You’d think that the answer to this question would be fairly simple. Ask a statistically valid sample of graduates from each school and then crank out an average, right?

Yet, getting solid compensation numbers, which loom large in MBA rankings, apparently is no easy task. Just look at the numbers published today (Jan. 30) in the latest global MBA ranking by the Financial Times. The FT asks alumni of the top schools how much money they’re making three years after they graduate. The answer to that question–as well as the percentage increase of that answer over an alum’s pre-MBA pay–accounts for the single most important weight–40% of the total–in the newspaper’s ranking of MBA programs.
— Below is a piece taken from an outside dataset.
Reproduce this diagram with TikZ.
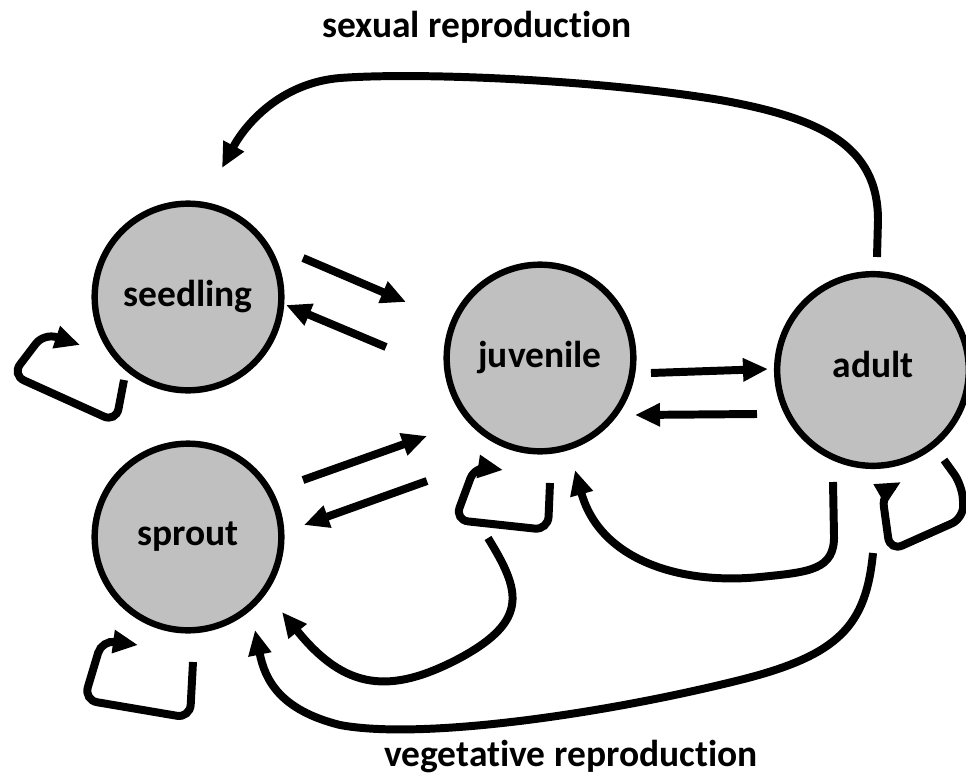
\documentclass[tikz,border=0pt]{standalone}
\usepackage{fontspec}
\setmainfont[Ligatures={NoCommon}]{Carlito}
\usepackage{xcolor}
\usetikzlibrary{positioning,arrows.meta,calc}
\definecolor{stagegray}{RGB}{192,192,192}

\begin{document}
\begin{tikzpicture}[x=0.03cm, y=-0.03cm,
  stage/.style={circle, draw, line width=5.5pt, fill=stagegray, minimum size=5.6cm, inner sep=0pt,
                font=\fontsize{32}{36}\selectfont\bfseries},
  flow/.style={line width=6.8pt, -{Triangle[length=0.75cm,width=0.66cm]}},
  selfloop/.style={flow, rounded corners=0.4cm},
  caption/.style={font=\fontsize{32}{36}\selectfont\bfseries}]
  \useasboundingbox (0,0) rectangle (966,780);

  % life stages
  \node[stage] (seedling) at (188,297) {seedling};
  \node[stage] (sprout)   at (188,537) {sprout};
  \node[stage] (juvenile) at (540,358) {juvenile};
  \node[stage, minimum size=5.75cm] (adult) at (873,370) {\raisebox{0.33cm}{adult}};

  \node[caption] (sexual)     at (477,27)  {sexual reproduction};
  \node[caption] (vegetative) at (571,757) {vegetative reproduction};

  % transitions between stages
  \draw[flow] ($(seedling)+(115,-39)$) -- ($(juvenile)+(-134,-56)$);
  \draw[flow] ($(juvenile)+(-154,-11)$) -- ($(seedling)+(98,8)$);
  \draw[flow] ($(sprout)+(115,-57)$) -- ($(juvenile)+(-113,78)$);
  \draw[flow] ($(juvenile)+(-113,123)$) -- ($(sprout)+(116,-12)$);
  \draw[flow] ($(juvenile)+(111,15)$) -- ($(adult)+(-105,-1)$);
  \draw[flow] ($(adult)+(-116,44)$) -- ($(juvenile)+(95,57)$);

  % stasis
  \draw[selfloop] ($(seedling)+(-64,83)$) -- ++(-8,42) -- ++(-104,-47) -- ++(32,-42) -- ++(36,12);
  \draw[selfloop] ($(sprout)+(5,125)$) -- ++(-3,56) -- ++(-106,-18) -- ++(18,-60) -- ++(36,5);
  \draw[selfloop] ($(juvenile)+(10,125)$) -- ++(-2,47) -- ++(-93,-10) -- ++(20,-54) -- ++(28,4);
  \draw[selfloop] ($(adult)+(71,90)$) -- ++(18,25) -- ++(2,33) -- ++(-74,33) -- ++(-8,-58) -- ++(19,-11);

  % longer transitions
  \draw[flow] ($(juvenile)+(-52,180)$) .. controls (520,590) and (530,620) .. (460,658)
              .. controls (390,695) and (345,690) .. ($(sprout)+(94,75)$);
  \draw[flow] ($(adult)+(-40,112)$) -- (834,535) .. controls (835,570) and (810,572) .. (760,577)
              .. controls (680,585) and (600,560) .. ($(juvenile)+(35,112)$);
  \draw[flow] ($(adult)+(0,183)$) .. controls (866,625) and (840,655) .. (740,680)
              .. controls (600,715) and (420,740) .. (340,725)
              .. controls (280,710) and (265,680) .. ($(sprout)+(67,93)$);
  \draw[flow] ($(adult)+(4,-113)$) -- (878,220) .. controls (878,145) and (820,118) .. (720,100)
              .. controls (600,80) and (420,72) .. (340,78)
              .. controls (280,83) and (245,125) .. ($(seedling)+(34,-129)$);
\end{tikzpicture}
\end{document}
Forbes is even more reliant on the answer to this question. Every other year, it also surveys MBA alumni and uses the current average compensation of a class at each school to calculate the return-on-investment of the degree. The bigger the return, the higher the rank a full-time MBA program is accorded by Forbes.

So given the importance of these numbers, you would think they would pretty much match up in both surveys, right? Turns out there can often be a significant difference between what Forbes and The Financial Times report. In fact, the differences are often so great that they should give a reader of these rankings great pause. It’s yet another reason why the rankings out today–widely read around the world–should be worth not much more than a grain of salt.

To be sure, comparing pay around the world is not all that easy. The latest figures by the FT, for example, are for the graduating Class of 2008. When Forbes magazine published its latest MBA ranking five months ago, it used numbers for the graduating Class of 2006. So you’d expect some differences for sure. But you wouldn’t expect them to differ by a third or more.

The FT, for example, today reports that the average “weighted salary” of a Harvard MBA in the Class of 2008 was $178,249 last year. A pretty good sum three years after graduation. But Forbes, which also surveyed business school alums last year, found that the average salary of a Harvard MBA was $230,000. The Forbes numbers are for the Class of 2006. When the FT surveyed that class a couple of years ago, it found that average to be $161,887.

The FT’s “weighted salary” for a Chicago Booth MBA was $152,585 last year, some 34% less than the Forbes’ figure of $205,000.

The FT’s number for a Dartmouth Tuck MBA was $151,182 last year, also considerably less than the $200,000 reported by Forbes.

And so it goes. At Wharton, according to the FT, the average salary was $172,353. But according to Forbes, it was a much heftier $225,000. The FT’s number for Stanford was $192,179, though Forbes put it at $205,000.

If you’re noticing a pattern here, you’re right. The Financial Times’ averages consistently underestimate the income of MBA alumni–except when the reverse occurs at a different set of schools that happen to fare quite well in the Financial Times’ rankings.

Consider the “weighted salary” of MBA grads from the National University of Singapore’s business school, which is ranked 23rd on the new Financial Times’ top 100 global MBA list. The FT’s number is $97,625. That’s $25,625 more than the $72,000 annual salary reported by Forbes.

Or how about Ipade, the well-known and respected business school in Mexico? The FT says the average salary last year was $90,900. Forbes pegged it at $65,000, more than $25,000 less.

The salary of an MBA alum from the highly prominent IE Business School in Spain? The FT says it was $156,658. Forbes estimated it at $141,000.